By the pulpit in another ancient church is a memorial tablet of the local, nineteenth-century Squire. It has his name, dates and then three short texts, clearly of his own choosing, to the effect: ‘God have mercy on me a sinner.’ ‘The Lord Jesus Christ said, “I am the way, the truth and the life no man comes to the Father but by me”. ’ ‘I know whom I have believed.’ Could such words be put on your memorial stone? Has the Son of God found and rescued you; brought you home or brought you in? For Squire, Parson and people there was, and still is, only one way . . . just as there was for tax-collectors and sinners, scribes and Pharisees.
Heavenly Father, have mercy upon us, show us with great clarity where we really stand before you. Enable us to turn our back on all our deep-seated ways of trying to earn your favour, and bow our knee to you, recognising that our only hope lies in your unmerited, undeserved mercy.
This people honours me with their lips, but their hearts . . . ’, Isaiah 29:13, Matthew 15:8, Mark 7:6
Contempt for those who have stumbled, Job 12:5&6
As filthy rags, Isaiah 64:6
I never knew you, Matthew 7:21-23
The Son of man came to seek and to save the lost, Luke 19:10
Not the will of God that any should perish, 2 Peter 3:9
Not by deeds of righteousness, Titus 3:5
Of whom, I am the chief, 1 Timothy 1:15
Questions for reflection or discussion
- Who might correspond in our society to the tax-gatherers and sinners; could you rejoice over their rescue and restoration; first to God and then to mainstream society?
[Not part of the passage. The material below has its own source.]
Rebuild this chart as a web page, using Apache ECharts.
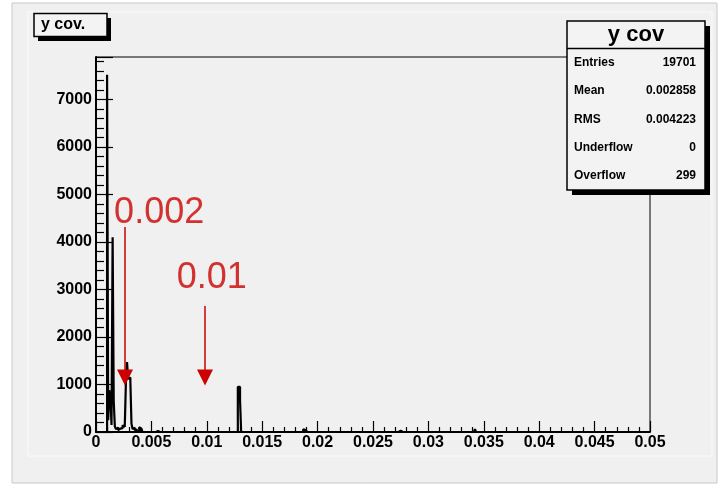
<!DOCTYPE html>
<html><head><meta charset="utf-8">
<script src="https://cdn.jsdelivr.net/npm/echarts@6/dist/echarts.min.js"></script>
<style>html,body{margin:0;padding:0;background:#fff}#c{width:719px;height:488px}</style>
</head><body><div id="c"></div>
<script>
// ---- data ----
const binWidth = 0.0001;      // 500 bins over [0, 0.05]
const nBins = 500;
const filledBins = [10, 11, 12, 13, 14, 15, 16, 17, 18, 19, 20, 21, 22, 23, 24, 25, 26, 27, 28, 29, 30, 31, 32, 33, 34, 35, 36, 38, 39, 40, 41, 44, 46, 52, 55, 128, 129, 130, 187, 188, 221, 274, 342];
const binCounts  = [7520, 250, 880, 700, 150, 4100, 650, 120, 60, 90, 40, 70, 30, 80, 140, 110, 160, 1050, 1470, 1120, 1150, 1080, 180, 60, 90, 40, 50, 30, 100, 70, 40, 20, 25, 15, 20, 950, 950, 660, 60, 40, 30, 25, 60];
const xTickStep = 0.005;
const yTickStep = 1000;
const yMax = 7895;
const annotations = [
  {text: '0.002', x: 0.0057, y: 4610, arrowX: 0.00262, arrowTop: 4316, arrowTip: 1150},
  {text: '0.01',  x: 0.01045, y: 3240, arrowX: 0.00984, arrowTop: 2653, arrowTip: 1150}
];
const statsTitle = 'y cov';
const statsLabels = ['Entries', 'Mean', 'RMS', 'Underflow', 'Overflow'];
const statsValues = ['19701', '0.002858', '0.004223', '0', '299'];
const histTitle = 'y cov.';

// ---- build histogram outline ----
const counts = new Array(nBins).fill(0);
filledBins.forEach((b, i) => { counts[b] = binCounts[i]; });
const stepData = counts.map((c, i) => [i * binWidth, c]);
stepData.push([nBins * binWidth, 0]);

const FONT = '"Liberation Sans", Arial, sans-serif';
const chart = echarts.init(document.getElementById('c'));

const g = [];
// canvas & pad
g.push({type: 'rect', shape: {x: 12, y: 3, width: 705, height: 480}, style: {fill: '#f0f0f0', stroke: '#c8c8c8', lineWidth: 1}, z: -10});
g.push({type: 'rect', shape: {x: 28, y: 12, width: 684, height: 444}, style: {fill: '#f0f0f0', stroke: '#fbfbfb', lineWidth: 1}, z: -9});
// title box
g.push({type: 'rect', shape: {x: 38, y: 18, width: 73, height: 23}, style: {fill: '#000'}, z: 10});
g.push({type: 'rect', shape: {x: 34, y: 13.5, width: 73, height: 23}, style: {fill: '#f3f3f3', stroke: '#000', lineWidth: 1.5}, z: 11});
g.push({type: 'text', x: 41, y: 25, style: {text: histTitle, font: 'bold 16px ' + FONT, fill: '#000', verticalAlign: 'middle'}, z: 12});
// stats box
const sx = 567, sy = 21, sw = 138, sh = 169;
g.push({type: 'rect', shape: {x: sx + 5, y: sy + 5, width: sw, height: sh}, style: {fill: '#000'}, z: 10});
g.push({type: 'rect', shape: {x: sx, y: sy, width: sw, height: sh}, style: {fill: '#f3f3f3', stroke: '#000', lineWidth: 1.5}, z: 11});
g.push({type: 'line', shape: {x1: sx, y1: 48.5, x2: sx + sw, y2: 48.5}, style: {stroke: '#000', lineWidth: 1.5}, z: 12});
g.push({type: 'text', x: sx + sw / 2, y: 34.5, style: {text: statsTitle, font: 'bold 22px ' + FONT, fill: '#000', align: 'center', verticalAlign: 'middle'}, z: 12});
const rowY = [63, 91, 120, 147.5, 176];
statsLabels.forEach((l, i) => {
  g.push({type: 'text', x: 574, y: rowY[i], style: {text: l, font: 'bold 12px ' + FONT, fill: '#000', verticalAlign: 'middle'}, z: 12});
  g.push({type: 'text', x: 696, y: rowY[i], style: {text: statsValues[i], font: 'bold 12px ' + FONT, fill: '#000', align: 'right', verticalAlign: 'middle'}, z: 12});
});

const RED = '#cc0000';
chart.setOption({
  backgroundColor: '#ffffff',
  animation: false,
  graphic: g,
  grid: {left: 96, right: 69, top: 57, bottom: 56, show: true, borderColor: '#000', borderWidth: 1, backgroundColor: 'transparent'},
  xAxis: {
    type: 'value', min: 0, max: 0.05, interval: xTickStep,
    axisLine: {show: true, onZero: false, lineStyle: {color: '#000', width: 2}},
    axisTick: {show: true, inside: true, length: 11, lineStyle: {color: '#000', width: 1.2}},
    minorTick: {show: true, splitNumber: 5, length: 5, lineStyle: {color: '#000', width: 1.2}},
    splitLine: {show: false},
    axisLabel: {margin: 3, color: '#000', fontWeight: 'bold', fontSize: 16, fontFamily: FONT,
      formatter: v => String(+v.toFixed(4))}
  },
  yAxis: {
    type: 'value', min: 0, max: yMax, interval: yTickStep,
    axisLine: {show: true, onZero: false, lineStyle: {color: '#000', width: 2}},
    axisTick: {show: true, inside: true, length: 17, lineStyle: {color: '#000', width: 1.2}},
    minorTick: {show: true, splitNumber: 5, length: 8, lineStyle: {color: '#000', width: 1.2}},
    splitLine: {show: false},
    axisLabel: {margin: 4, color: '#000', fontWeight: 'bold', fontSize: 16, fontFamily: FONT, showMaxLabel: false,
      formatter: v => String(v)}
  },
  series: [
    {
      type: 'line', step: 'end', data: stepData, showSymbol: false, silent: true,
      lineStyle: {color: '#000', width: 2.2},
      markLine: {
        silent: true, symbol: ['none', 'triangle'], symbolSize: 16,
        lineStyle: {color: RED, width: 1.5, type: 'solid'},
        itemStyle: {color: RED},
        label: {show: false},
        data: annotations.map(a => [{coord: [a.arrowX, a.arrowTop]}, {coord: [a.arrowX, a.arrowTip]}])
      }
    },
    {
      type: 'scatter', silent: true, symbolSize: 1, itemStyle: {color: 'rgba(0,0,0,0)'},
      data: annotations.map(a => ({value: [a.x, a.y], name: a.text})),
      label: {show: true, position: 'inside', formatter: p => p.name, color: RED, fontSize: 36, fontFamily: FONT}
    }
  ]
});
</script></body></html>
- How easily do we ‘step into the elder brother’s shoes’ as we look in judgement on others and make assumptions for ourselves?
- To what extent do we wrestle with the teaching of this parable that all we ever hope for from the Lord God is always by his goodness and grace and never because we have earned his favour?
- How easy is it for church and chapel folk to be correct and dutiful yet loveless and joyless in the things of God? What might underlie this?
- Had the apostle Paul discovered something wonderful? What was it?